Start Dataset excerpt
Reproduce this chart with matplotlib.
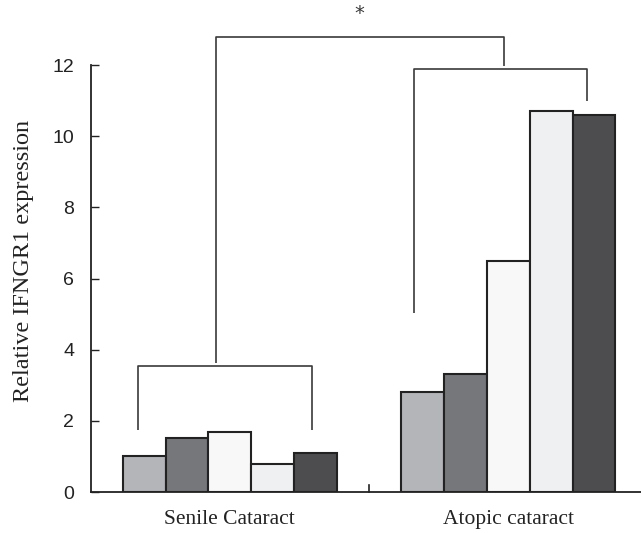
import numpy as np
import matplotlib
matplotlib.use("Agg")
import matplotlib.pyplot as plt

# data
groups = ["Senile Cataract", "Atopic cataract"]
senile = [1.01, 1.53, 1.69, 0.79, 1.09]
atopic = [2.82, 3.31, 6.49, 10.71, 10.61]
bar_colors = ["#b4b5b9", "#76777b", "#f8f8f8", "#eff0f2", "#4d4d4f"]
yticks = [0, 2, 4, 6, 8, 10, 12]

group_gap = 6.5  # offset of second group (in bar widths)

serif = ["Liberation Serif", "DejaVu Serif"]
narrow = ["Liberation Sans Narrow", "Liberation Sans", "DejaVu Sans"]

fig = plt.figure(figsize=(6.41, 5.33), dpi=100)
ax = fig.add_axes([0.1415, 0.0769, 0.8585, 0.801])

x1 = np.arange(len(senile))
x2 = np.arange(len(atopic)) + group_gap
ax.bar(x1, senile, width=1.0, color=bar_colors, edgecolor="#222222", linewidth=1.5, zorder=3)
ax.bar(x2, atopic, width=1.0, color=bar_colors, edgecolor="#222222", linewidth=1.5, zorder=3)

ax.set_xlim(-1.246, 11.596)
ax.set_ylim(0, 12)

# spines
ax.spines["top"].set_visible(False)
ax.spines["right"].set_visible(False)
for s in ("left", "bottom"):
    ax.spines[s].set_linewidth(1.3)
    ax.spines[s].set_color("#222222")

ax.set_yticks(yticks)
ax.set_yticklabels([str(t) for t in yticks], family=narrow, fontsize=14)
ax.tick_params(axis="y", direction="in", length=6, width=1.0, pad=12, colors="#222222")

ax.set_xticks([x1.mean(), x2.mean()])
ax.set_xticklabels(groups, family=serif, fontsize=15.5)
ax.tick_params(axis="x", length=0, pad=13, colors="#222222")

# separator tick between the groups
sep = (x1[-1] + x2[0]) / 2
ax.plot([sep, sep], [0, 0.2], color="#222222", lw=1.2, clip_on=False)

ax.set_ylabel("Relative IFNGR1 expression", family=serif,
              fontsize=17.5, color="#222222")
ax.yaxis.set_label_coords(-0.103, 0.541)

# significance brackets
lc = "#3a3a3a"
kw = dict(color=lc, lw=1.2, clip_on=False, solid_capstyle="butt")
# senile bracket
ax.plot([-0.135, -0.135, 3.925, 3.925], [1.74, 3.55, 3.55, 1.74], **kw)
# atopic bracket
ax.plot([6.31, 6.31, 10.33, 10.33], [5.02, 11.89, 11.89, 10.98], **kw)
# top bracket joining the two
ax.plot([1.67, 1.67, 8.40, 8.40], [3.63, 12.79, 12.79, 11.97], **kw)
ax.text(5.02, 13.45, "*", ha="center", va="center", fontsize=14, color=lc,
        family=["DejaVu Sans"], clip_on=False)

fig.savefig("out.png", dpi=100)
End Dataset excerpt
Count each line where the string "matplotlib" occurs, and write only the number.

4